Probably the only thing making this project unique in any sort of way is that at this point I'm not using a microcontroller. The algorithm for the car's decision making process is pretty straight forward, so for now I'm using discrete logic. The analog sensors are being monitored by comparators that fire a logical high when the voltage of the sensor reaches a predetermined level.
I'm thinking that the car should act in the following way:
|Left Sensor||Right Sensor||Action|
|Low||Low||Steering Centered, Moving Forward|
|Low||High||Steering to Left, Moving Forward|
|High||Low||Steering to Right, Moving Forward|
|High||High||Steering to Left, Moving Backward|
Based on this decision table, we get the following 'control' circuit:
(Note that this diagram shows LS chips because that's all my schematic software had - I used HC chips in the real circuit. The 100K resistors would need to be lowered to maybe 10K if using actual LS chips. The difference is LS chips are TTL whereas the HC chips are CMOS.)
Current Status - Cancelled
- Project replaced by Self-Guided RC Car AI on Sept 10th, 2009.
Aug 31, 2009
Built control circuitry. Tried to go to DebCo for some P-channel MOSFETs but they close at fraking 4pm!
Sept 1, 2009
Realized DebCo didn't have any P-channel MOSFETs for sale. Purchased transistors instead; re-designed and finished H-bridge portion of circuit. Demo'd car (as it were) at weekly Hive13 meeting; got some good feedback from other Hive members. I'm considering moving to using a PIC for control, possibly the PIC16F505, but others have expressed the opinion that this would lower whatever cool factor the car currently has going for it.
Sept 3, 2009
Much to my annoyance I still can't find my digital camera, but...

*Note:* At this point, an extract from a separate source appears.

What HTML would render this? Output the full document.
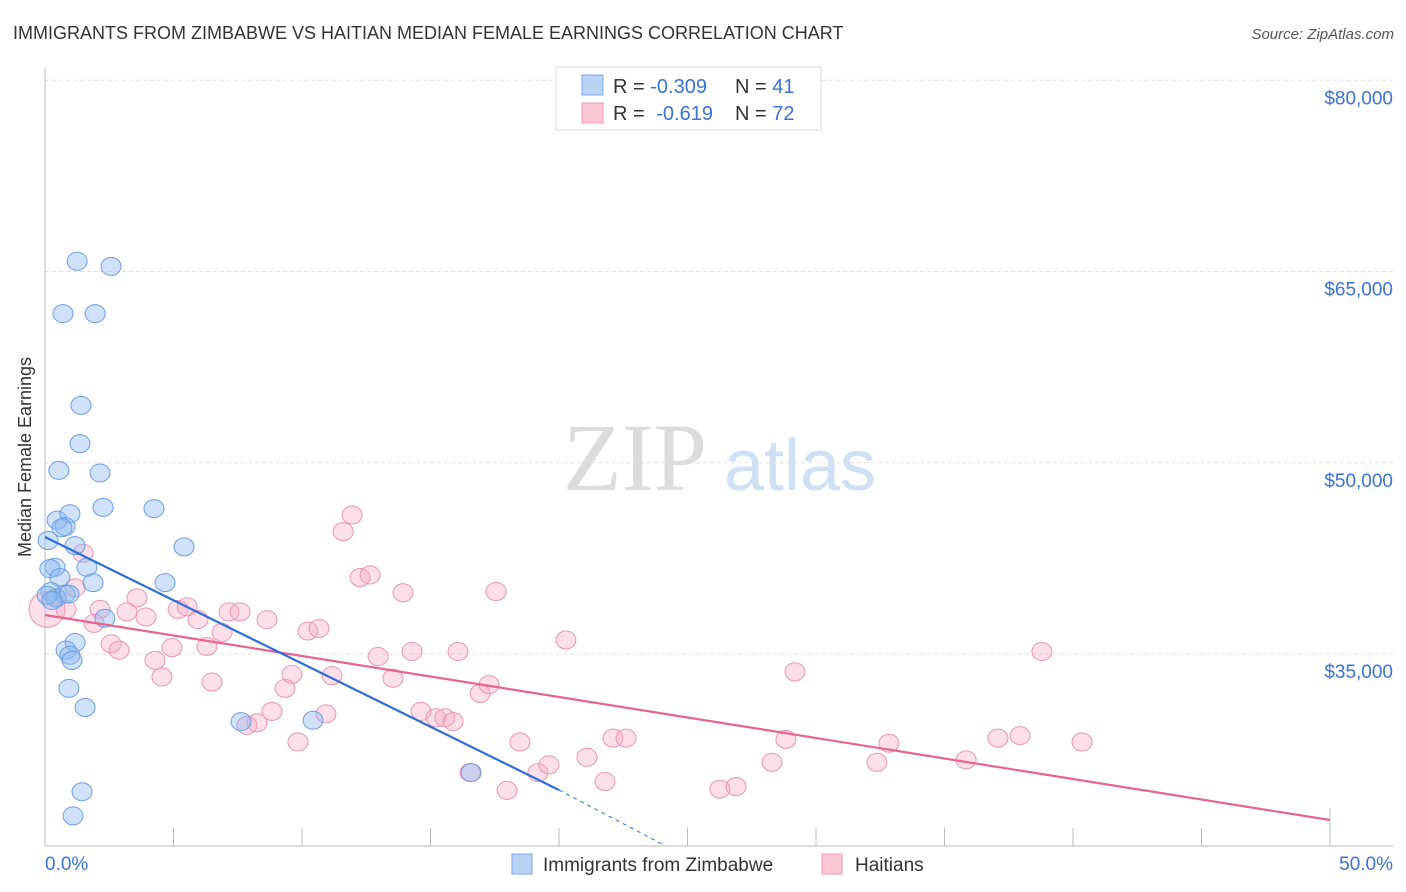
<!DOCTYPE html>
<html><head><meta charset="utf-8">
<style>
body{margin:0;background:#fff;font-family:"Liberation Sans",sans-serif;}
svg{display:block}
</style></head>
<body>
<svg id="chart" width="1406" height="892">
  <text x="13" y="39" font-size="18" fill="#333">IMMIGRANTS FROM ZIMBABWE VS HAITIAN MEDIAN FEMALE EARNINGS CORRELATION CHART</text>
  <text x="1394" y="39" font-size="15" fill="#555" font-style="italic" text-anchor="end">Source: ZipAtlas.com</text>
  <text x="31" y="457" font-size="18" fill="#333" text-anchor="middle" transform="rotate(-90 31 457)">Median Female Earnings</text>
  <g>
    <text x="635" y="490" font-size="96" fill="#dcdcdc" font-family="Liberation Serif,serif" text-anchor="middle">ZIP</text>
    <text x="800" y="490" font-size="72" fill="#cfe0f5" text-anchor="middle">atlas</text>
  </g>
  <g id="grid"></g>
  <g id="axes"></g>
  <g id="pinkpts"></g>
  <g id="bluepts"></g>
  <g id="lines"></g>
  <g>
    <rect x="556" y="67" width="265" height="63" fill="#fff" stroke="#ddd"/>
    <rect x="582" y="75" width="21" height="20" fill="#b9d3f5" stroke="#7aa8e6"/>
    <rect x="582" y="103" width="21" height="20" fill="#f9c6d6" stroke="#ee9ab5"/>
    <text x="613" y="93" font-size="20" fill="#333">R = <tspan fill="#3a72d8">-0.309</tspan></text>
    <text x="735" y="93" font-size="20" fill="#333">N = <tspan fill="#3a72d8">41</tspan></text>
    <text x="613" y="120" font-size="20" fill="#333">R = <tspan fill="#3a72d8" dx="6">-0.619</tspan></text>
    <text x="735" y="120" font-size="20" fill="#333">N = <tspan fill="#3a72d8">72</tspan></text>
  </g>
  <g>
    <rect x="512" y="854" width="20" height="20" fill="#b9d3f5" stroke="#7aa8e6"/>
    <text x="543" y="871" font-size="19" fill="#333">Immigrants from Zimbabwe</text>
    <rect x="822" y="854" width="20" height="20" fill="#f9c6d6" stroke="#ee9ab5"/>
    <text x="855" y="871" font-size="19" fill="#333">Haitians</text>
  </g>
</svg>
<script>
const yTicks=[80000,65000,50000,35000];
const yTickLabels=["$80,000","$65,000","$50,000","$35,000"];
const xTickLabels=["0.0%","50.0%"];
const blueX=[1.25,2.57,0.70,1.95,1.40,1.36,0.54,2.14,2.26,4.24,0.47,0.97,0.78,0.66,5.41,1.17,0.12,1.63,0.39,0.19,0.58,1.87,4.67,0.23,0.78,0.43,2.33,0.93,1.17,0.82,0.97,1.05,0.93,1.56,7.63,10.43,16.58,1.44,1.09,0.08,0.27];
const blueY=[65800,65400,61700,61700,54500,51500,49400,49200,46500,46400,45500,46000,45000,44900,43400,43500,43900,41800,41800,41700,41000,40600,40600,39900,39700,39400,37800,39700,35900,35300,34900,34500,32300,30800,29700,29800,25700,24200,22300,39600,39200];
const pinkX=[0.08,1.48,1.17,0.82,2.14,1.91,2.57,2.88,3.58,3.19,3.93,4.28,4.55,4.94,5.18,5.53,5.95,6.30,6.50,6.89,7.16,7.59,7.86,8.25,8.64,8.83,9.34,9.61,9.84,10.23,10.66,10.93,11.17,11.60,11.95,12.26,12.65,12.96,13.54,13.93,14.28,14.63,15.21,15.56,15.88,16.07,16.93,17.28,17.55,17.98,18.48,19.18,19.61,20.27,21.09,21.79,22.10,22.61,26.26,26.89,28.29,28.83,29.18,32.37,32.84,35.84,37.08,37.94,38.79,40.35,16.54,0.43];
const pinkY=[38500,42900,40200,38500,38500,37400,35800,35300,39400,38300,37900,34500,33200,35500,38500,38700,37700,35600,32800,36700,38300,38300,29400,29600,37700,30500,32300,33400,28100,36800,37000,30300,33300,44600,45900,41000,41200,34800,33100,39800,35200,30500,30000,30000,29700,35200,31900,32600,39900,24300,28100,25700,26300,36100,26900,25000,28400,28400,24400,24600,26500,28300,33600,26500,28000,26700,28400,28600,35200,28100,25700,39400];
const blueTrendX=[0,20];
const blueTrendY=[44176,24333];
const blueDashX=[20,24.1];
const blueDashY=[24333,20000];
const pinkTrendX=[0,50];
const pinkTrendY=[38059,21980];

const NS="http://www.w3.org/2000/svg";
const sx=p=>45+p*(1285/50);
const sy=v=>654-(v-35000)*0.01275;
function mk(tag,attrs,parent){const e=document.createElementNS(NS,tag);for(const k in attrs)e.setAttribute(k,attrs[k]);document.getElementById(parent).appendChild(e);return e;}

yTicks.forEach((t,i)=>{
  const l=mk('line',{x1:45,x2:1393,y1:sy(t),y2:sy(t),stroke:'#e2e2e2','stroke-dasharray':'4,3'},'grid');
  
  
  const tx=mk('text',{x:1393,y:sy(t)+24,'font-size':19,fill:'#3a72d8','text-anchor':'end'},'grid');
  tx.textContent=yTickLabels[i];
  
  
});
let ax=mk('line',{x1:45,x2:45,y1:68,y2:846,stroke:'#bbb'},'axes');


ax=mk('line',{x1:45,x2:1393,y1:846,y2:846,stroke:'#bbb'},'axes');


for(let i=1;i<=10;i++){
  const tk=mk('line',{x1:sx(i*5),x2:sx(i*5),y1:i==10?808:828,y2:846,stroke:'#bbb'},'axes');
  
  
}
let xl=mk('text',{x:45,y:870,'font-size':19,fill:'#3a72d8'},'axes');
xl.textContent=xTickLabels[0];


xl=mk('text',{x:1393,y:870,'font-size':19,fill:'#3a72d8','text-anchor':'end'},'axes');
xl.textContent=xTickLabels[1];



pinkX.forEach((x,i)=>{
  const big=i===0;
  const c=mk('ellipse',{cx:sx(x),cy:sy(pinkY[i]),rx:big?18:10,ry:big?18:9,fill:'rgba(246,170,196,0.38)',stroke:'#e995b1','stroke-width':1},'pinkpts');
  
  
});
blueX.forEach((x,i)=>{
  const c=mk('ellipse',{cx:sx(x),cy:sy(blueY[i]),rx:10,ry:9,fill:'rgba(140,185,240,0.42)',stroke:'#6b9ee3','stroke-width':1},'bluepts');
  
  
});
let tl=mk('line',{x1:sx(pinkTrendX[0]),y1:sy(pinkTrendY[0]),x2:sx(pinkTrendX[1]),y2:sy(pinkTrendY[1]),stroke:'#e8648f','stroke-width':2.2},'lines');


tl=mk('line',{x1:sx(blueTrendX[0]),y1:sy(blueTrendY[0]),x2:sx(blueTrendX[1]),y2:sy(blueTrendY[1]),stroke:'#2f6fd6','stroke-width':2.2},'lines');


tl=mk('line',{x1:sx(blueDashX[0]),y1:sy(blueDashY[0]),x2:sx(blueDashX[1]),y2:sy(blueDashY[1]),stroke:'#2f6fd6','stroke-width':1,'stroke-dasharray':'4,4'},'lines');


</script>
</body></html>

I've been thinking a lot about trying to maybe make the car run on some kind of AI routine, in an attempt to make up for the very likely probabilty that I'll be moving to a microcontroller. To that end I've built a crappy sort of simulator to test more complex control ideas. Right now it just models what the car already tries to do (a little better than the actual car does it, unsurprisingly). The code is too embarrassing to post for now, and it's absolutely not portable in any fashion (libX11 graphics hack), but it does work and I thought I'd share a screenshot:
I think I must have too much time on my hands - anything to keep from doing something actually productive, right? Anyway... The light blue square is the car and the lines coming off of it are the sensor paths, which turn red when triggered. Here the car is just about to make a right turn. The green squares are the registered obstacles of the overworld map. Moving obstacles are an unimplemented but highly plausible possiblity.
Sept 10, 2009
Finally found my camera - just in time to take a few pictures before I take the thing apart.
- Sensor positions are causing the car to clip most obstacles with the front tires.
- Need to get the space in front of the tires into the sensor paths.
- If the sensors were to be angled slightly outward this would help this issue and also keep the car from just following along the walls, which unintentionally ended up being the default behavior, but it might then require a third sensor in the middle to avoid thinner stuff coming up dead-on.
- Just moving the sensors out and maybe back a little would help greatly without needing a third sensor, but then wall-following stays the norm.
- I suspected and the simulator proved (to me at least) that even if the design was working perfectly (not clipping stuff with the tires) the programmed behavior is boring.
- Maybe a random turn every now and then? This would probably require more than the discrete logic control it's currently using.
- Perhaps the problem is one of motivation (the car's, not mine). It feels like it needs a better goal than just "don't hit stuff." Here we would definitely start needing a smarter control system.